In the Presence of Soldiers, a new book by Tennessean Woody McMillin was discussed by the author at the Auburntown Historical Society on Feb. 17, followed by a book signing. More than 60 people from Cannon and surrounding counties attended.
Auburntown and Cannon County’s role in Tennessee’s World War II Maneuvers was the subject of a free program presented by author Woody McMillin, at 7 p.m. on Thursday, Feb. 17, at the monthly meeting of the Auburntown Historical Society.
From 1941 to 1944 the U.S. Army conducted seven large-scale maneuvers across most of Middle Tennessee, involving more than 800,000 soldiers in series of simulated combat operations. McMillin’s new book, In the Presence of Soldiers, is an unprecedented account of the massive 2nd Army of Tennessee Maneuvers in which 25 airborne, infantry and armored divisions practiced and refined their deadly skills in the backyards of civilians.

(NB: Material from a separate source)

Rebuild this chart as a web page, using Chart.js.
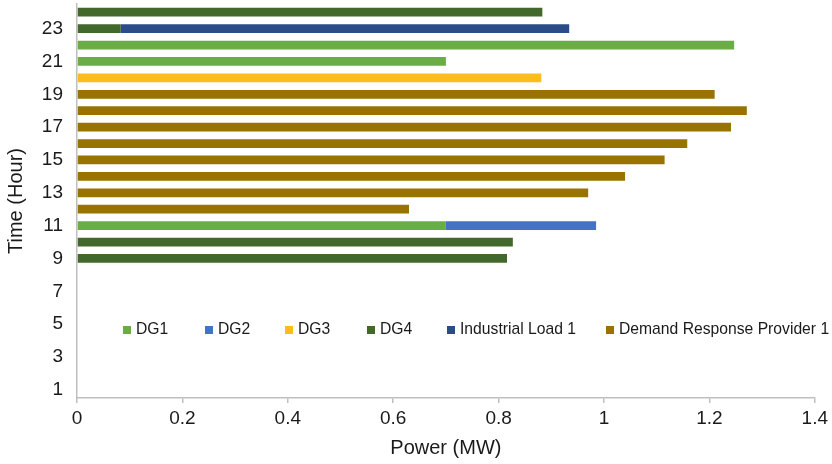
<!DOCTYPE html>
<html>
<head>
<meta charset="utf-8">
<script src="https://cdn.jsdelivr.net/npm/chart.js@4.4.1/dist/chart.umd.min.js"></script>
<style>
  html, body { margin: 0; padding: 0; background: #ffffff; }
  #wrap { width: 832px; height: 464px; position: relative; }
</style>
</head>
<body>
<div id="wrap"><canvas id="c" width="832" height="464"></canvas></div>
<script>
// ---- Data ----
const hours = ['1','2','3','4','5','6','7','8','9','10','11','12','13','14','15','16','17','18','19','20','21','22','23','24'];
const yTickLabels = ['1','3','5','7','9','11','13','15','17','19','21','23'];
const seriesNames = ['DG1', 'DG2', 'DG3', 'DG4', 'Industrial Load 1', 'Demand Response Provider 1'];
//               1     2     3     4     5     6     7     8     9      10     11     12     13     14     15     16     17     18     19     20     21     22     23     24
const dg1  = [null, null, null, null, null, null, null, null, null,  null,  0.700, null,  null,  null,  null,  null,  null,  null,  null,  null,  0.700, 1.247, null,  null ];
const dg2  = [null, null, null, null, null, null, null, null, null,  null,  0.285, null,  null,  null,  null,  null,  null,  null,  null,  null,  null,  null,  null,  null ];
const dg3  = [null, null, null, null, null, null, null, null, null,  null,  null,  null,  null,  null,  null,  null,  null,  null,  null,  0.881, null,  null,  null,  null ];
const dg4  = [null, null, null, null, null, null, null, null, 0.816, 0.827, null,  null,  null,  null,  null,  null,  null,  null,  null,  null,  null,  null,  0.083, 0.883];
const ind1 = [null, null, null, null, null, null, null, null, null,  null,  null,  null,  null,  null,  null,  null,  null,  null,  null,  null,  null,  null,  0.851, null ];
const drp1 = [null, null, null, null, null, null, null, null, null,  null,  null,  0.630, 0.970, 1.040, 1.115, 1.158, 1.241, 1.271, 1.210, null,  null,  null,  null,  null ];

const colors = ['#6AAC45', '#4472C4', '#FCBC1E', '#43682B', '#2C4C88', '#997300'];
const seriesValues = [dg1, dg2, dg3, dg4, ind1, drp1];

const FONT = "'Liberation Sans', Arial, Helvetica, sans-serif";
const TEXT = '#1a1a1a';
const AXIS = '#BFBFBF';

// custom legend drawn inside the plot area (as in the reference)
const insideLegend = {
  id: 'insideLegend',
  afterDraw(chart, args, opts) {
    const ctx = chart.ctx;
    ctx.save();
    ctx.font = opts.fontSize + 'px ' + FONT;
    ctx.textBaseline = 'middle';
    ctx.textAlign = 'left';
    chart.data.datasets.forEach((ds, i) => {
      const x = opts.xs[i];
      const y = opts.y;
      ctx.fillStyle = ds.backgroundColor;
      ctx.fillRect(x, y - opts.box / 2, opts.box, opts.box);
      ctx.fillStyle = TEXT;
      ctx.fillText(ds.label, x + opts.box + 5, y);
    });
    ctx.restore();
  }
};

const datasets = seriesNames.map((name, i) => ({
  label: name,
  data: seriesValues[i],
  backgroundColor: colors[i],
  borderWidth: 0,
  categoryPercentage: 1.0,
  barPercentage: 0.53
}));

new Chart(document.getElementById('c'), {
  type: 'bar',
  data: { labels: hours, datasets: datasets },
  plugins: [insideLegend],
  options: {
    indexAxis: 'y',
    responsive: false,
    animation: false,
    devicePixelRatio: 1,
    layout: { padding: { left: 0, right: 16, top: 4, bottom: 0 } },
    plugins: {
      legend: { display: false },
      tooltip: { enabled: false },
      insideLegend: { xs: [123, 205, 285, 367, 447, 606], y: 330, box: 8, fontSize: 15.7 }
    },
    scales: {
      x: {
        stacked: true,
        min: 0,
        max: 1.4,
        ticks: {
          stepSize: 0.2, color: TEXT, font: { family: FONT, size: 19 }, padding: 4, maxRotation: 0,
          callback(value) { return String(Math.round(value * 10) / 10); }
        },
        grid: { drawOnChartArea: false, drawTicks: true, tickLength: 5, color: AXIS, lineWidth: 1.5 },
        border: { color: AXIS, width: 1.5 },
        title: { display: true, text: 'Power (MW)', color: TEXT, font: { family: FONT, size: 20, lineHeight: 1.2 }, padding: { top: 0, bottom: 4 } },
        afterFit(scale) { scale.height = 66; scale.paddingLeft = 0; }
      },
      y: {
        stacked: true,
        reverse: true,
        ticks: {
          autoSkip: false,
          color: TEXT,
          font: { family: FONT, size: 19 },
          padding: 14,
          callback(value) { const l = hours[value]; return yTickLabels.includes(l) ? l : ''; }
        },
        grid: { display: false, drawTicks: false },
        border: { color: AXIS, width: 1.5 },
        title: { display: true, text: 'Time (Hour)', color: TEXT, font: { family: FONT, size: 20, lineHeight: 1.2 }, padding: { top: 4, bottom: 0 } },
        afterFit(scale) { scale.width = 77; scale.paddingTop = 0; scale.paddingBottom = 0; }
      }
    }
  }
});
</script>
</body>
</html>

“Many local residents remember this time period, and they are especially encouraged to attend the lecture,” said Mary Hughes, president of the Auburntown Historical Society. “Woody McMillin spent two years researching and interviewing, collecting hundreds of stories from these who lived through this challenging time in our history.”

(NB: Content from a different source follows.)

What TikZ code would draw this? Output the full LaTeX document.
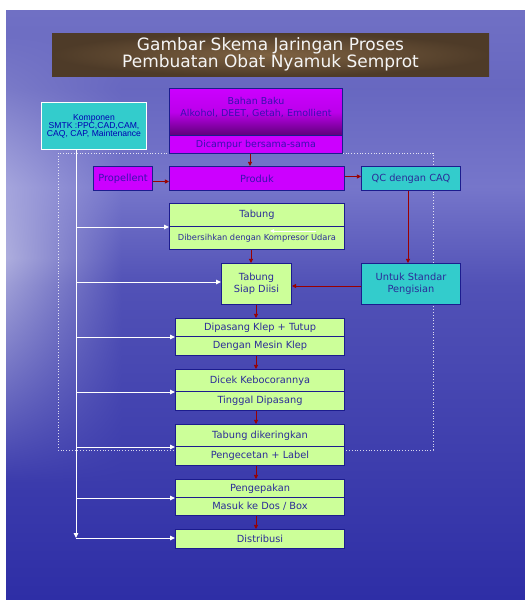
\documentclass[tikz,border=0pt]{standalone}
\usepackage{fontspec}
\setmainfont{DejaVu Sans}
\newfontfamily\arialf{Liberation Sans}
\usetikzlibrary{arrows.meta,calc}
\definecolor{brownA}{HTML}{7E6242}
\definecolor{brownB}{HTML}{4E3B28}
\definecolor{greenc}{HTML}{CCFF99}
\definecolor{magc}{HTML}{CC00FF}
\definecolor{magdark}{HTML}{5E0078}
\definecolor{cyanc}{HTML}{33CCCC}
\definecolor{bordc}{HTML}{1C1C8E}
\definecolor{txtc}{HTML}{2B2B98}
\definecolor{magtxt}{HTML}{3A10B0}
\definecolor{arrred}{HTML}{990000}
\pgfdeclarefunctionalshading{bgsh}{\pgfpoint{0bp}{0bp}}{\pgfpoint{100bp}{100bp}}{}{
  25 sub 50 div exch 25 sub 50 div exch
  1 index 4.5 mul 1 exch sub dup abs add 2 div
  1 index 0.58 sub abs 0.38 div 1 exch sub dup abs add 2 div
  mul 0.5 mul
  1 index 0.26 mul 0.18 add
  2 index 0.70 sub abs 6 mul 1 exch sub dup abs add 2 div 0.10 mul add
  dup 1 exch sub 2 index mul add
  2 index 0.12 mul 0.65 add
  3 index 0.70 sub abs 6 mul 1 exch sub dup abs add 2 div 0.06 mul add
  dup 1 exch sub 3 index mul add
  exch dup 3 2 roll
  6 3 roll pop pop pop
}
\begin{document}
\begin{tikzpicture}[x=1pt,y=-1pt,
  box/.style={draw=bordc, line width=1pt, text=txtc, inner sep=0pt, anchor=north west,
    font=\fontsize{9.8}{12}\selectfont, align=center},
  gbox/.style={box, fill=greenc},
  mbox/.style={box, fill=magc, text=magtxt},
  cbox/.style={box, fill=cyanc},
  rarr/.style={draw=arrred, line width=0.9pt, -{Triangle[width=4.2pt,length=4.2pt]}},
  warr/.style={draw=white, line width=1pt, -{Triangle[width=4.5pt,length=5pt]}}
]
\useasboundingbox (0,0) rectangle (525,600);
% background
\shade[shading=bgsh] (6,10) rectangle (525,600);
% title
\node[inner sep=0pt, minimum width=437pt, minimum height=43pt, inner color=brownA, outer color=brownB,
  text=white!92!gray, font=\fontsize{17}{16}\selectfont, align=center] (title) at (270.5,54.5)
  {Gambar Skema Jaringan Proses\\Pembuatan Obat Nyamuk Semprot};
% dotted frame
\draw[white, dotted, line width=0.8pt, opacity=0.8] (58,153) rectangle (433,450);
% komponen
\node[box, fill=cyanc, draw=white, text=blue!70!black, minimum width=105pt, minimum height=47pt,
  font=\arialf\fontsize{8.6}{8}\selectfont] (komp) at (41,102)
  {Komponen\\SMTK :PPC,CAD,CAM,\\CAQ, CAP, Maintenance};
% top process
\node[box, top color=magc, bottom color=magdark, middle color=magc!85!magdark, text=magtxt,
  minimum width=173pt, minimum height=47pt,
  label={[text=magtxt, font=\fontsize{9.5}{12}\selectfont, align=center, yshift=5pt]center:{Bahan Baku\\Alkohol, DEET, Getah, Emollient}}] (bahan) at (169,88) {};
\node[mbox, minimum width=173pt, minimum height=18pt, font=\fontsize{9.5}{12}\selectfont] (dic) at (169,135) {Dicampur bersama-sama};
\node[mbox, minimum width=59pt, minimum height=24pt] (prop) at (93,166) {Propellent};
\node[mbox, minimum width=175pt, minimum height=24pt] (prod) at (169,166) {Produk};
\node[cbox, minimum width=99pt, minimum height=24pt] (qc) at (361,166) {QC dengan CAQ};
\node[gbox, minimum width=175pt, minimum height=23pt] (tabA) at (169,203) {Tabung};
\node[gbox, minimum width=175pt, minimum height=23pt, font=\fontsize{8.3}{10}\selectfont] (tabB) at (169,226) {Dibersihkan dengan Kompresor Udara};
\node[gbox, minimum width=70pt, minimum height=41pt] (tsd) at (221,263) {Tabung\\Siap Diisi};
\node[cbox, minimum width=99pt, minimum height=41pt] (usp) at (361,263) {Untuk Standar\\Pengisian};
\node[gbox, minimum width=169pt, minimum height=18pt] (dipA) at (175,318) {Dipasang Klep + Tutup};
\node[gbox, minimum width=169pt, minimum height=19pt] (dipB) at (175,336) {Dengan Mesin Klep};
\node[gbox, minimum width=169pt, minimum height=22pt] (cekA) at (175,369) {Dicek Kebocorannya};
\node[gbox, minimum width=169pt, minimum height=19pt] (cekB) at (175,391) {Tinggal Dipasang};
\node[gbox, minimum width=169pt, minimum height=22pt] (kerA) at (175,424) {Tabung dikeringkan};
\node[gbox, minimum width=169pt, minimum height=19pt] (kerB) at (175,446) {Pengecetan + Label};
\node[gbox, minimum width=169pt, minimum height=18pt] (pekA) at (175,479) {Pengepakan};
\node[gbox, minimum width=169pt, minimum height=18pt] (pekB) at (175,497) {Masuk ke Dos / Box};
\node[gbox, minimum width=169pt, minimum height=19pt] (dist) at (175,529) {Distribusi};
% small white arrow inside Tabung box
\draw[draw=white, line width=0.7pt, -{Triangle[width=3.5pt,length=4pt]}] ([xshift=-29pt,yshift=-5pt]tabB.north east) -- ([xshift=-75pt,yshift=-5pt]tabB.north east);
% red arrows
\draw[rarr] ([xshift=-6pt]dic.south) -- ([xshift=-6pt]dic.south |- prod.north);
\draw[rarr] ([yshift=-3pt]prop.east) -- ([yshift=-3pt]prop.east -| prod.west);
\draw[rarr] ([yshift=2pt]prod.east) -- ([yshift=2pt]prod.east -| qc.west);
\draw[rarr] ([xshift=-3pt]qc.south) -- ([xshift=-3pt]qc.south |- usp.north);
\draw[rarr] ([yshift=-2pt]usp.west) -- ([yshift=-2pt]usp.west -| tsd.east);
\draw[rarr] ([xshift=-6pt]tabB.south) -- ([xshift=-6pt]tabB.south |- tsd.north);
\coordinate (mx) at (256,0);
\draw[rarr] (tsd.south -| mx) -- (dipA.north -| mx);
\draw[rarr] (dipB.south -| mx) -- (cekA.north -| mx);
\draw[rarr] (cekB.south -| mx) -- (kerA.north -| mx);
\draw[rarr] (kerB.south -| mx) -- (pekA.north -| mx);
\draw[rarr] (pekB.south -| mx) -- (dist.north -| mx);
% white spine
\coordinate (spt) at (76,149);
\coordinate (spb) at (76,538);
\draw[warr] (spt) -- (spb);
\draw[warr] (tabA.south west -| spt) -- (tabA.south west);
\draw[warr] ([yshift=2pt]tsd.west -| spt) -- ([yshift=2pt]tsd.west);
\draw[warr] (dipA.south west -| spt) -- (dipA.south west);
\draw[warr] (cekA.south west -| spt) -- (cekA.south west);
\draw[warr] (kerA.south west -| spt) -- (kerA.south west);
\draw[warr] (pekA.south west -| spt) -- (pekA.south west);
\draw[warr] (spb) -- (spb -| dist.west);
\end{tikzpicture}
\end{document}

McMillin noted that two soldiers were killed in July of 1943 in a tank accident near Auburntown, during the fouth of seven maneuvers. One was Jerres D. Morrison of Clarksville and the other was Eugene F. Novotny of Cleveland, Ohio, and they were most probably from the 10th Armored Division, according to McMillin.
The book offers explanations of every operation with information about where and when the action occurred, divisions and units involved, mission objectives, tactical issues air support and results. It also describes what happened to divisions after they left Tennessee. Much of this information was gleaned from now-declassified National Archives documents.
“The personal recollections of soldiers, war workers and civilians interwoven throughout the narrative helps to recreate the emotions of the time,” Hughes said, adding that McMillin’s broad telling of the story of the Tennessee Maneuvers helps to preserve and record the actions of everyday men women and children as well.
The 498-page book contains 28 pages of photos, most from the National Archives and unpublished until now.
“While I don’t pretend to be a scholar, I’m hopeful that this book preserves an important element of the WWII years and a good read for those who appreciate history,” said McMillin, who autographed books after the meeting.